The Dearing review is Britain's response to the worldwide crises of access, cost and flexibility in higher education. Industrialised countries struggle to sustain their existing university systems. The developing world treads water, for even to maintain its present participation rates as populations grow would require a new university every week.
Britain's problems seem minor in this wider context. Indeed, what happens in the developing world may be more important for our future security. Fifty per cent of the world's population is aged under 20. Without vigorous action many of these young people will grow up to be unemployed, unconnected and unstable. Mass training for employability is required.
The most widely adopted solution to the higher education crises in the developing world has its origins in Britain. In these countries eight "mega-universities", which enrol over two million students between them, have massively increased access while slashing costs and offering people more flexible study opportunities.
The British model is, of course, the Open University. Can Britain itself learn from the OU as it prepares another reform of its higher education system?
The OU and other United Kingdom universities are converging, drawn together by the force of lifelong learning. Most universities now offer some part-time and distance courses. The lesson from the Open University is that people are ready to pay substantial tuition fees from their own pockets (or to get their employer's help) for higher education of value. Some 150,000 OU students already pay top-up fees. To remain open to the least wealthy the OU allocates around 4 per cent of its fee income to financial assistance. The students accept this Robin Hood policy.
Sir Ron's challenge here is twofold. One step is to nuance the distinction between full-time and part-time students that now creates two incompatible regimes of taxpayer support. A second is to allow all students to make increasing contributions to the cost of tuition as the country gets richer.
The more important task is to find mechanisms to help higher education reduce its costs. Whatever blend of student, taxpayer and employer contributions pays the bill, higher education must be made more affordable. But how are costs to come down? The efficiency gains from the competitive dynamic of the post-1992 funding regime have run their course. It is time to look at what and how we teach. Other European countries economise by including elements of a national curriculum or national examinations in their universities. They also winnow down large first-year classes. Neither is the British way. However, one can oppose national university curricula and examinations without arguing that 100 institutions must each have distinct and different first-year courses in psychology.

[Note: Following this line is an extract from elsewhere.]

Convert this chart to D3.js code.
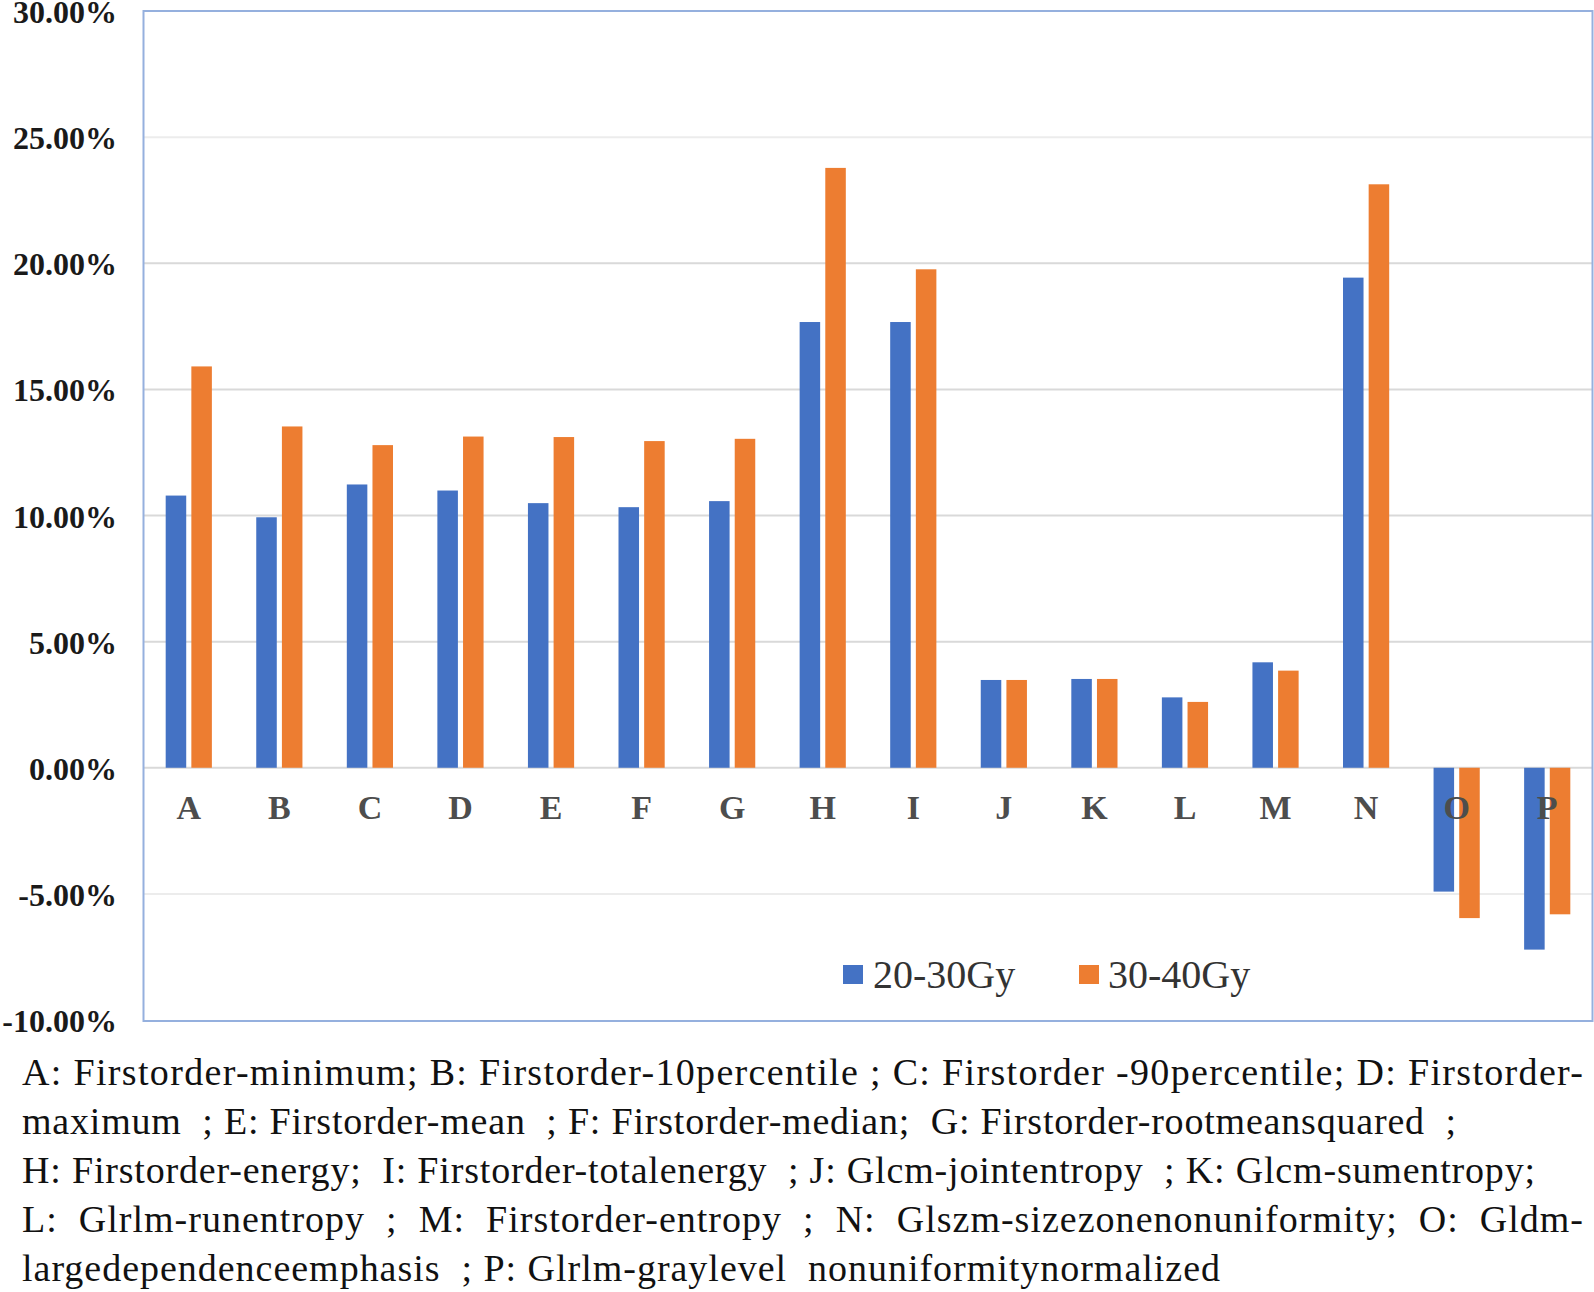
<!DOCTYPE html>
<html>
<head>
<meta charset="utf-8">
<script src="https://cdn.jsdelivr.net/npm/d3@7"></script>
<style>
  html, body { margin: 0; padding: 0; background: #fff; }
  svg { display: block; }
</style>
</head>
<body>
<svg id="chart" width="1594" height="1292"></svg>
<script>
// ---- data ----
const categories = ["A","B","C","D","E","F","G","H","I","J","K","L","M","N","O","P"];
const seriesNames = ["20-30Gy", "30-40Gy"];
const values2030 = [10.79, 9.93, 11.23, 10.99, 10.49, 10.33, 10.57, 17.67, 17.67, 3.48, 3.52, 2.79, 4.18, 19.43, -4.91, -7.21];
const values3040 = [15.91, 13.53, 12.79, 13.13, 13.11, 12.95, 13.04, 23.78, 19.76, 3.48, 3.52, 2.61, 3.85, 23.13, -5.96, -5.81];
const tickValues = [30, 25, 20, 15, 10, 5, 0, -5, -10];
const captionLines = [
  "A: Firstorder-minimum; B: Firstorder-10percentile ; C: Firstorder -90percentile; D: Firstorder-",
  "maximum  ; E: Firstorder-mean  ; F: Firstorder-median;  G: Firstorder-rootmeansquared  ;",
  "H: Firstorder-energy;  I: Firstorder-totalenergy  ; J: Glcm-jointentropy  ; K: Glcm-sumentropy;",
  "L:  Glrlm-runentropy  ;  M:  Firstorder-entropy  ;  N:  Glszm-sizezonenonuniformity;  O:  Gldm-",
  "largedependenceemphasis  ; P: Glrlm-graylevel  nonuniformitynormalized"
];
const captionWidths = [1561, 1434, 1513, 1561, 1198];

// ---- layout ----
const colors = ["#4472C4", "#ED7D31"];
const plot = { left: 143.5, right: 1592.5, top: 11, bottom: 1020 };
const svg = d3.select("#chart");

const y = d3.scaleLinear().domain([-10, 30]).range([plot.bottom, plot.top]);
const x0 = d3.scaleBand().domain(categories).range([plot.left, plot.right])
  .paddingInner(0.49).paddingOuter(0.245);
const x1 = d3.scaleBand().domain(seriesNames).range([0, x0.bandwidth()]).paddingInner(0.2);

// gridlines
svg.append("g").selectAll("line").data(tickValues.filter(v => v !== 30 && v !== -10)).join("line")
  .attr("x1", plot.left).attr("x2", plot.right)
  .attr("y1", d => y(d)).attr("y2", d => y(d))
  .attr("stroke", d => (d === 25 || d === -5) ? "#ececec" : "#d9d9d9")
  .attr("stroke-width", 2);

// y axis labels
const yAxis = d3.axisLeft(y).tickValues(tickValues).tickSize(0).tickPadding(0)
  .tickFormat(d => d3.format(".2f")(d).replace("−", "-") + "%");
const yg = svg.append("g").attr("transform", `translate(117,0)`).call(yAxis);
yg.select(".domain").remove();
yg.selectAll("text")
  .attr("font-family", "'Liberation Serif', 'Times New Roman', serif")
  .attr("font-weight", "bold").attr("font-size", 32).attr("fill", "#1a1a1a")
  .attr("dy", "0.36em");

// bars
const seriesData = [values2030, values3040];
const groups = svg.append("g").selectAll("g").data(seriesData).join("g")
  .attr("fill", (d, i) => colors[i]);
groups.selectAll("rect").data((vals, si) => vals.map((v, ci) => ({ v, c: categories[ci], s: seriesNames[si] })))
  .join("rect")
  .attr("x", d => x0(d.c) + x1(d.s))
  .attr("width", x1.bandwidth())
  .attr("y", d => y(Math.max(0, d.v)))
  .attr("height", d => Math.abs(y(d.v) - y(0)));

// category labels
const xAxis = d3.axisBottom(x0).tickSize(0).tickPadding(0);
const xg = svg.append("g").attr("transform", `translate(0,${y(0)})`).call(xAxis);
xg.select(".domain").remove();
xg.selectAll("text")
  .attr("y", 39).attr("dy", "0.36em")
  .attr("font-family", "'Liberation Serif', 'Times New Roman', serif")
  .attr("font-weight", "bold").attr("font-size", 34).attr("fill", "#4d4d4d");

// frame
svg.append("rect")
  .attr("x", plot.left).attr("y", plot.top)
  .attr("width", plot.right - plot.left).attr("height", plot.bottom + 1 - plot.top)
  .attr("fill", "none").attr("stroke", "#95b0de").attr("stroke-width", 2);

// legend
const legendItems = [{ x: 843, tx: 873 }, { x: 1079, tx: 1108 }];
const lg = svg.append("g").selectAll("g").data(seriesNames).join("g");
lg.append("rect")
  .attr("x", (d, i) => legendItems[i].x).attr("y", 965)
  .attr("width", 20).attr("height", 19)
  .attr("fill", (d, i) => colors[i]);
lg.append("text")
  .attr("x", (d, i) => legendItems[i].tx).attr("y", 988)
  .attr("font-family", "'Liberation Serif', 'Times New Roman', serif")
  .attr("font-size", 40).attr("fill", "#333")
  .text(d => d);

// caption
svg.append("g").selectAll("text").data(captionLines).join("text")
  .attr("x", 22).attr("y", (d, i) => 1085 + i * 49)
  .attr("font-family", "'Liberation Serif', 'Times New Roman', serif")
  .attr("font-size", 38).attr("fill", "#111")
  .attr("textLength", (d, i) => captionWidths[i])
  .attr("lengthAdjust", "spacing")
  .style("white-space", "pre")
  .text(d => d);
</script>
</body>
</html>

The encouragement of institutional idiosyncrasy in the use of new technology is even less cost-effective. Good technology-based teaching and learning requires investment, which must mean more collaborative development of materials and not just add-ons to existing arrangements. Economy requires some substitution of capital for labour in teaching. Yet it seems that neither the collaborative work of the Open Learning Foundation, nor the experience of thousands of OU academics, has created the technology transfer necessary to increase the cost-effectiveness of teaching and learning in the sector. Among recent Government programmes the Enterprise in Higher Education programme had success in embedding institutional change. Sir Ron and his team should review this and other initiatives to find ways of guiding the sector towards cost-effective inter-institutional collaboration.
A generation ago distance education - then called correspondence education - had a poor reputation. Hard work and new technology has increased the credibility of such alternatives to the lecture theatre. However, the stone may have been pushed to the top of quality hill, but it has not been cemented into place. A competitive free-for-all between poorly resourced universities to develop technology-based teaching could easily send the stone rolling down again. The challenge of funding methodology is to create a balance of competition and collaboration in the development of curricula and technologies for teaching and learning. Radical gains in cost-effectiveness are possible.
Sir John Daniel Vice chancellor of the Open University.